Schaffen es Visualität und Ästhetik des Films zumindest noch hier und da den Zuschauer in die eigenartige Welt von Wunderland zu saugen, stößt spätestens die erneut höchst holprige Narrative komplett vom Film ab. Woolverton schafft es, wie schon in Teil 1, nicht in die Welt von Wunderland eine angemessene, faszinierende Geschichte einzuweben, sondern verlässt sich erneut auf ausgelutschte Storyklischees und unheimlich leere Dialoge. Die Zeitreisethematik durch die verschiedenen Zeitlinien Wunderlands mag zunächst noch interessant anmuten und schafft es zu Beginn durchaus für ein nettes Set-Up zu sorgen, am Ende verschreit sich das Drehbuch der Autorin aber (ebenso wie in Teil 1) der Exposition und unnötigen Erklärung. Hier wird erklärt, was es das Zeug hält, werden Hintergründe und Charaktermotivationen in einem Maß dargestellt und erläutert, wie es in einem „Alice im Wunderland“-Film einfach unangebracht scheint. Und das schlimmste daran: Die Aufdeckungen und Erläuterungen darüber, wie die verrückten Figuren überhaupt ihre Eigenart erlangt haben, sind meist weder sonderlich einfallsreich, noch in irgendeiner Form überraschend oder mitreißend, sondern sie ziehen, wie der gesamte Film, emotionslos am Zuschauer vorbei und hinterlassen einen faden Beigeschmack.
„Alice im Wunderland: Hinter den Spiegeln“ muss also leider erneut als absolute Enttäuschung des verschenkten Potenzials verbucht werden. Da kann auch der tolle Cast des Films nichts daran ändern, der sich hier dem absoluten Over-Acting verschreit. Das funktioniert manchmal ganz gut (Helena Bonham Carter), wirkt manchmal aber auch einfach nur nervig (Johnny Depp). Nur Sacha Baron Cohen ("Der Spion und sein Bruder") als „Zeit“ vermag wirklich zu überzeugen und viele Momente des Films zu retten. Ist die humoristische Note des Films insgesamt zwar eher schwach, holt Cohen das meiste aus seiner Figur heraus. Jedes Mal wenn der Brite auf der Leinwand zu sehen ist, hellt sich Wunderland ausnahmsweise mal etwas auf und deutet an, zu was eine vernünftige Verfilmung dieser Welt in der Lage wäre. Dem gegenüber setzt Mia Wasikowska ("Crimson Peak") ihr einseitiges Mienenspiel als titelgebende Alice fort und entzieht sich so jeder Bewertung. Diese Darstellerin ist als zweckmäßige Alice, die hier durch die leeren und emotionslosen Set-Pieces stolpert, einfach nur vor Ort und hinterlässt kaum einen nennenswerten Eindruck.
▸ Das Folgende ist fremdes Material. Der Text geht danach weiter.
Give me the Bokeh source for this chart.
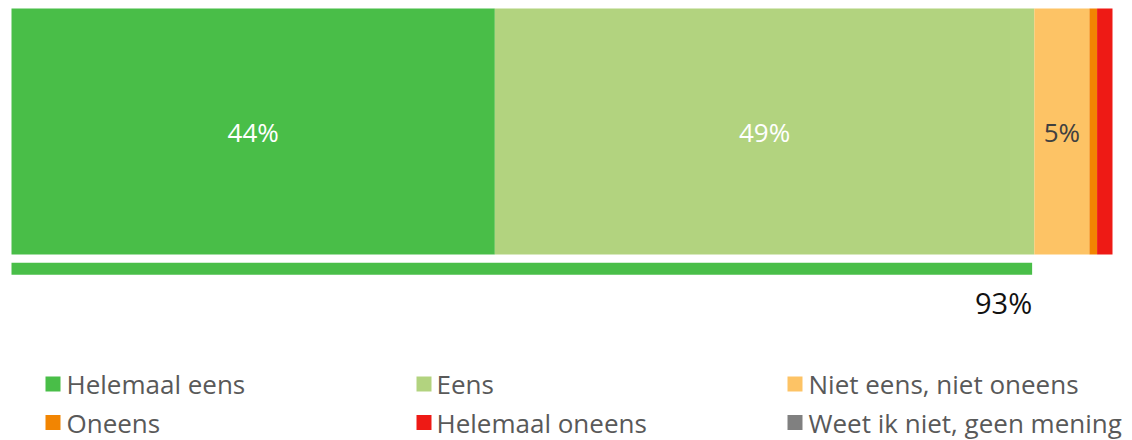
from bokeh.plotting import figure
from bokeh.models import Range1d, ColumnDataSource
from bokeh.core.properties import value
from bokeh.embed import file_html
from bokeh.resources import INLINE

# ---- data ----
categories = ["Helemaal eens", "Eens", "Niet eens, niet oneens",
              "Oneens", "Helemaal oneens", "Weet ik niet, geen mening"]
values = [43.9, 49.0, 5.0, 0.7, 1.4, 0.0]
bar_labels = ["44%", "49%", "5%", "", "", ""]
colors = ["#49BE48", "#B2D37F", "#FDC365", "#F28502", "#EE1A15", "#808080"]
label_colors = ["#FFFFFF", "#FFFFFF", "#404040", "#404040", "#404040", "#404040"]
agree_total = 92.7
agree_label = "93%"

# ---- layout ----
W, H = 1132, 440
X0 = 11.0           # px of 0 %
PX_PER_PCT = 11.01  # px per 1 %
FONT = value("Open Sans")


def px2x(px):
    return (px - X0) / PX_PER_PCT


p = figure(width=W, height=H, output_backend="svg", toolbar_location=None,
           x_range=Range1d(px2x(0), px2x(W)), y_range=Range1d(H, 0),
           min_border=0, min_border_left=0, min_border_right=0,
           min_border_top=0, min_border_bottom=0)
p.axis.visible = False
p.grid.visible = False
p.outline_line_color = None
p.background_fill_color = "white"
p.border_fill_color = "white"

# stacked bar
lefts, rights = [], []
acc = 0.0
for v in values:
    lefts.append(acc)
    acc += v
    rights.append(acc)
mids = [(l + r) / 2 for l, r in zip(lefts, rights)]

src = ColumnDataSource(dict(left=lefts, right=rights, color=colors, mid=mids,
                            label=bar_labels, lcolor=label_colors,
                            y=[131] * len(values)))
p.hbar(y="y", left="left", right="right", height=246, color="color",
       line_color=None, source=src)
p.text(x="mid", y="y", text="label", text_color="lcolor", source=src,
       text_font=FONT, text_font_size="26px", text_align="center",
       text_baseline="middle")

# agree summary line
p.hbar(y=[268.3], left=[0], right=[agree_total], height=12,
       color=colors[0], line_color=None)
p.text(x=[agree_total], y=[302], text=[agree_label], text_color="#111111",
       text_font=FONT, text_font_size="29px", text_align="right",
       text_baseline="middle")

# legend
col_sq_px = [52.5, 423.5, 794.5]
col_tx_px = [66, 436, 808]
row_y = [383.5, 422]
lx, ly, tx, ty = [], [], [], []
for i, c in enumerate(categories):
    r, k = divmod(i, 3)
    lx.append(px2x(col_sq_px[k]))
    ly.append(row_y[r])
    tx.append(px2x(col_tx_px[k]))
    ty.append(row_y[r])
p.scatter(x=lx, y=ly, marker="square", size=15, color=colors, line_color=None)
p.text(x=tx, y=ty, text=categories, text_color="#595959", text_font=FONT,
       text_font_size="26px", text_align="left", text_baseline="middle")

open("out.html", "w").write(file_html(p, INLINE))
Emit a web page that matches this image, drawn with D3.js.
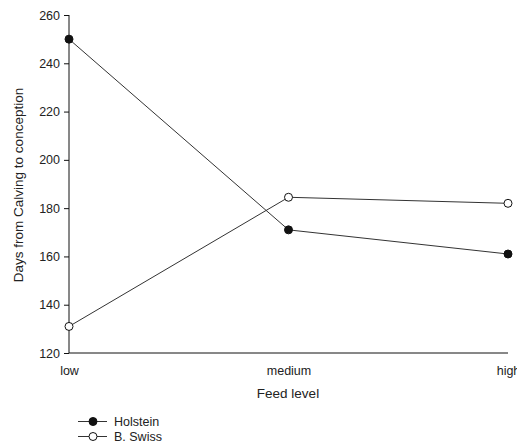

Sie passt sich dem Film also im Prinzip perfekt an.
Und das führt dann dazu, dass die emotionale Note des Films, auf die vor allem im letzten Drittel gesetzt wird, nur selten funktionieren kann, sind dem Zuschauer die Figuren doch reichlich egal. Da werden die meisten Charaktere aus dem ersten Teil, sei es nun die Grinsekatze oder der weiße Hase, einfach in die Story hineinforciert, ohne dass sie irgendeine Form von Zweck erfüllen. Ebenso wie ein Großteil der Inszenierung des Films sowie die Geschichte wirken sie fehl am Platz, leer und hingeklatscht, ohne eine Form von kreativer Note und ohne ein echtes Verständnis für die Vorlage und die Welt, in der sich dieser Film bewegt.